In the entries below, find the lines with the word "chart" and copy them.
◇ ◇ ◇ ◇ ◇
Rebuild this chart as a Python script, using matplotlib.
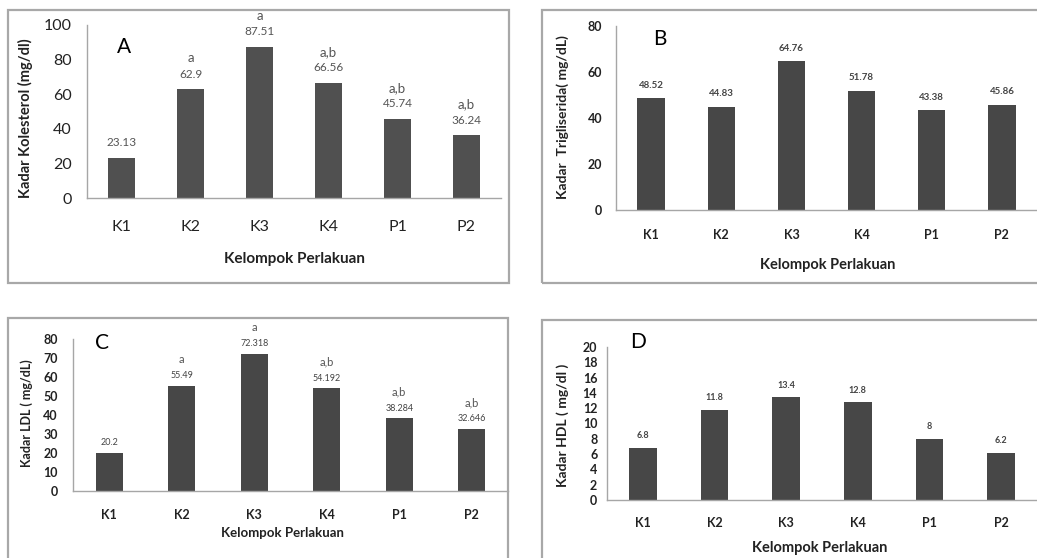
import matplotlib
matplotlib.use("Agg")
import matplotlib.pyplot as plt
from matplotlib.patches import Rectangle

plt.rcParams['font.family'] = ['Lato', 'DejaVu Sans']

groups = ["K1", "K2", "K3", "K4", "P1", "P2"]

kolesterol = [23.13, 62.9, 87.51, 66.56, 45.74, 36.24]
kolesterol_labels = ["23.13", "62.9", "87.51", "66.56", "45.74", "36.24"]
kolesterol_letters = ["", "a", "a", "a,b", "a,b", "a,b"]

trigliserida = [48.52, 44.83, 64.76, 51.78, 43.38, 45.86]
trigliserida_labels = ["48.52", "44.83", "64.76", "51.78", "43.38", "45.86"]

ldl = [20.2, 55.49, 72.318, 54.192, 38.284, 32.646]
ldl_labels = ["20.2", "55.49", "72.318", "54.192", "38.284", "32.646"]
ldl_letters = ["", "a", "a", "a,b", "a,b", "a,b"]

hdl = [6.8, 11.8, 13.4, 12.8, 8, 6.2]
hdl_labels = ["6.8", "11.8", "13.4", "12.8", "8", "6.2"]

W, H = 1037, 558
fig = plt.figure(figsize=(W / 100, H / 100), dpi=100)
fig.patch.set_facecolor("white")


def frame(x0, y0, x1, y1):
    fig.patches.append(Rectangle((x0 / W, 1 - y1 / H), (x1 - x0) / W, (y1 - y0) / H,
                                 transform=fig.transFigure, fill=False,
                                 edgecolor="#a8a8a8", linewidth=1.6, zorder=0))


frame(8, 10, 509, 283)
frame(542, 10, 1060, 283)
frame(8, 318, 508, 580)
frame(542, 320, 1060, 580)


def make_ax(left, right, bottom, top):
    return fig.add_axes([left / W, 1 - bottom / H, (right - left) / W, (bottom - top) / H])


def style(ax, ymax, step, bold_ticks, fs_tick, xpad, ypad):
    ax.set_xlim(-0.5, 5.5)
    ax.set_ylim(0, ymax)
    for s in ("top", "right"):
        ax.spines[s].set_visible(False)
    for s in ("left", "bottom"):
        ax.spines[s].set_color("#a6a6a6")
        ax.spines[s].set_linewidth(1.0)
    ax.set_yticks(list(range(0, ymax + 1, step)))
    ax.set_xticks(range(len(groups)))
    ax.set_xticklabels(groups)
    ax.tick_params(length=0, labelsize=fs_tick)
    ax.tick_params(axis="x", pad=xpad)
    ax.tick_params(axis="y", pad=ypad)
    w = "bold" if bold_ticks else "normal"
    for t in ax.get_xticklabels() + ax.get_yticklabels():
        t.set_fontweight(w)
        t.set_color("#222222")
    ax.patch.set_alpha(0)


def px_to_axes(ax, px, py):
    inv = ax.transAxes.inverted()
    return inv.transform((px, H - py))


def labels(ax, xl, xl_pos, yl, yl_pos, fs):
    ax.set_xlabel(xl, fontsize=fs, fontweight="bold", color="#222222")
    ax.set_ylabel(yl, fontsize=fs - 0.5, fontweight="bold", color="#222222")
    fig.canvas.draw()
    ax.xaxis.set_label_coords(*px_to_axes(ax, *xl_pos))
    ax.xaxis.label.set_va("center")
    ax.yaxis.set_label_coords(*px_to_axes(ax, *yl_pos))
    ax.yaxis.label.set_va("center")


def annotate(ax, values, texts, off, fs, color, weight):
    for i, (v, t) in enumerate(zip(values, texts)):
        if t:
            ax.annotate(t, (i, v), xytext=(0, off * 0.72), textcoords="offset points",
                        ha="center", va="center", fontsize=fs, color=color, fontweight=weight)


# Panel A
axA = make_ax(87, 501, 198, 25)
axA.bar(range(len(groups)), kolesterol, width=0.4, color="#505050")
style(axA, 100, 20, False, 11.5, 16, 11)
labels(axA, "Kelompok Perlakuan", (294, 259), "Kadar Kolesterol (mg/dl)", (25, 118), 11)
annotate(axA, kolesterol, kolesterol_labels, 15, 8.5, "#555555", "normal")
annotate(axA, kolesterol, kolesterol_letters, 31, 9.5, "#555555", "normal")
fig.text(124 / W, 1 - 47 / H, "A", fontsize=15, ha="center", va="center")

# Panel B
axB = make_ax(616, 1037, 210, 26)
axB.bar(range(len(groups)), trigliserida, width=0.39, color="#474747")
style(axB, 80, 20, True, 9, 14, 10)
labels(axB, "Kelompok Perlakuan", (828, 265), "Kadar  Trigliserida( mg/dL)", (563, 117), 10.5)
annotate(axB, trigliserida, trigliserida_labels, 13, 7, "#444444", "bold")
fig.text(660 / W, 1 - 39 / H, "B", fontsize=15, ha="center", va="center")

# Panel C
axC = make_ax(73, 508, 491, 339)
axC.bar(range(len(groups)), ldl, width=0.37, color="#474747")
style(axC, 80, 10, True, 9, 13, 11)
labels(axC, "Kelompok Perlakuan", (282, 533), "Kadar LDL ( mg/dL)", (27, 413), 9.5)
annotate(axC, ldl, ldl_labels, 10, 6.5, "#444444", "normal")
annotate(axC, ldl, ldl_letters, 26, 8, "#555555", "normal")
fig.text(102 / W, 1 - 343 / H, "C", fontsize=15, ha="center", va="center")

# Panel D
axD = make_ax(607, 1037, 500, 347)
axD.bar(range(len(groups)), hdl, width=0.39, color="#474747")
style(axD, 20, 2, True, 9, 12, 7)
labels(axD, "Kelompok Perlakuan", (820, 548), "Kadar HDL ( mg/dl )", (563, 425), 10.5)
annotate(axD, hdl, hdl_labels, 12, 6.5, "#444444", "bold")
fig.text(638 / W, 1 - 342 / H, "D", fontsize=15, ha="center", va="center")

fig.savefig("out.png", dpi=100, facecolor="white")
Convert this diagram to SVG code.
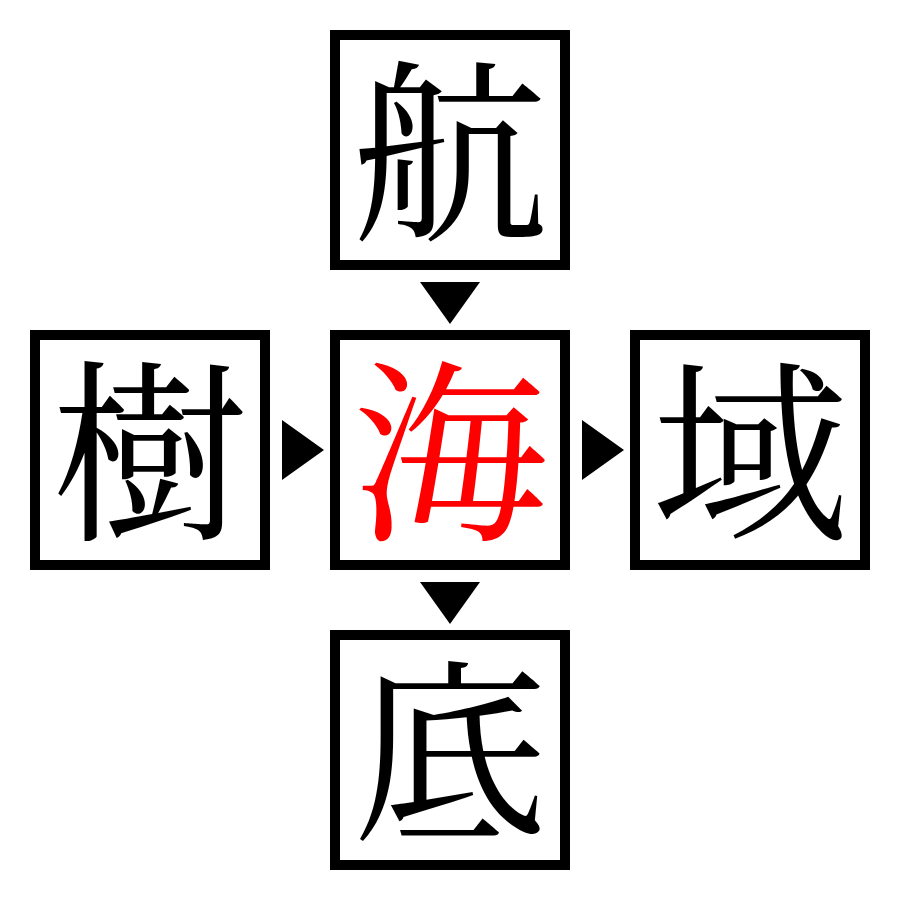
<svg xmlns="http://www.w3.org/2000/svg" width="900" height="900" viewBox="0 0 900 900">
<style>
.box{fill:#fff;stroke:#000;stroke-width:10}
.ch{font-family:"Noto Serif CJK JP","Noto Sans CJK JP",serif;font-size:196px;text-anchor:middle;fill:#000}
.red{fill:#ff0000}
.arr{fill:#000}
</style>
<rect width="900" height="900" fill="#fff"/>
<g id="node-top"><rect class="box" x="335" y="35" width="230" height="230"/><text class="ch" x="450" y="225">航</text></g>
<g id="node-left"><rect class="box" x="35" y="335" width="230" height="230"/><text class="ch" x="150" y="525">樹</text></g>
<g id="node-center"><rect class="box" x="335" y="335" width="230" height="230"/><text class="ch red" x="450" y="525">海</text></g>
<g id="node-right"><rect class="box" x="635" y="335" width="230" height="230"/><text class="ch" x="750" y="525">域</text></g>
<g id="node-bottom"><rect class="box" x="335" y="635" width="230" height="230"/><text class="ch" x="450" y="825">底</text></g>
<g id="connectors">
<polygon class="arr" points="420,282 480,282 450,324"/>
<polygon class="arr" points="282,420 282,480 324,450"/>
<polygon class="arr" points="582,420 582,480 624,450"/>
<polygon class="arr" points="420,582 480,582 450,624"/>
</g>
</svg>
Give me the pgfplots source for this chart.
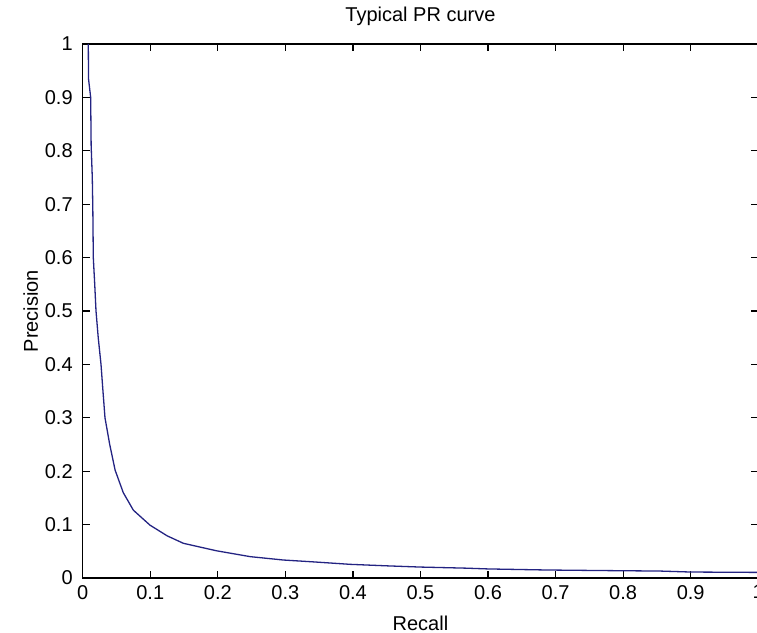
\documentclass[border=0pt]{standalone}
\usepackage{fontspec}
\setmainfont{Liberation Sans}
\usepackage{pgfplots}
\pgfplotsset{compat=1.18}
\usetikzlibrary{calc}
\definecolor{curveblue}{RGB}{35,35,130}
\begin{document}
\fontsize{10}{12}\selectfont
\begin{tikzpicture}
\begin{axis}[
  name=main,
  scale only axis,
  width=337.75pt, height=267pt,
  xmin=0, xmax=1, ymin=0, ymax=1,
  xtick={0,0.1,...,1.0}, ytick={0,0.1,...,1.0},
  tick align=inside,
  major tick length=3.5pt,
  axis line style={line width=0.6pt},
  every tick/.style={black, line width=0.6pt},
  /pgf/number format/assume math mode=true,
  tick label style={font=\fontsize{10}{12}\selectfont},
  label style={font=\fontsize{10}{12}\selectfont},
  yticklabel style={xshift=-1.5pt},
  xlabel={Recall},
  xlabel style={at={(axis description cs:0.5,-0.0974)}, anchor=base, inner sep=0pt},
  ylabel={Precision},
  ylabel style={at={(axis description cs:-0.0662,0.5)}, anchor=base, inner sep=0pt},
  clip=true,
]
\addplot[curveblue, line width=0.65pt] coordinates {
(0.0083,1.0) (0.0086,0.935) (0.0118,0.90) (0.0125,0.81) (0.0142,0.75)
(0.0150,0.69) (0.0157,0.60) (0.0178,0.55) (0.0197,0.50) (0.023,0.45)
(0.0271,0.40) (0.030,0.35) (0.033,0.30) (0.040,0.25) (0.048,0.202)
(0.060,0.16) (0.075,0.127) (0.0996,0.099) (0.125,0.079) (0.149,0.065)
(0.198,0.051) (0.248,0.040) (0.297,0.0337) (0.344,0.030) (0.396,0.0256)
(0.45,0.0228) (0.50,0.0205) (0.566,0.0185) (0.60,0.0170) (0.687,0.0150)
(0.766,0.0140) (0.855,0.0130) (0.90,0.0112) (1.0,0.0105)
};
\end{axis}
\node[anchor=base, inner sep=0pt, font=\fontsize{10}{12}\selectfont] at ($(main.north)+(0,11pt)$) {Typical PR curve};
\pgfresetboundingbox
\path[use as bounding box] ($(main.south west)+(-41.35pt,-27pt)$) rectangle ($(main.north east)+(-0.6pt,22pt)$);
\end{tikzpicture}
\end{document}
◇ ◇ ◇ ◇ ◇
Finished exercise -
Rebuild this chart as a Python script, using matplotlib.
Give me the pgfplots source for this chart.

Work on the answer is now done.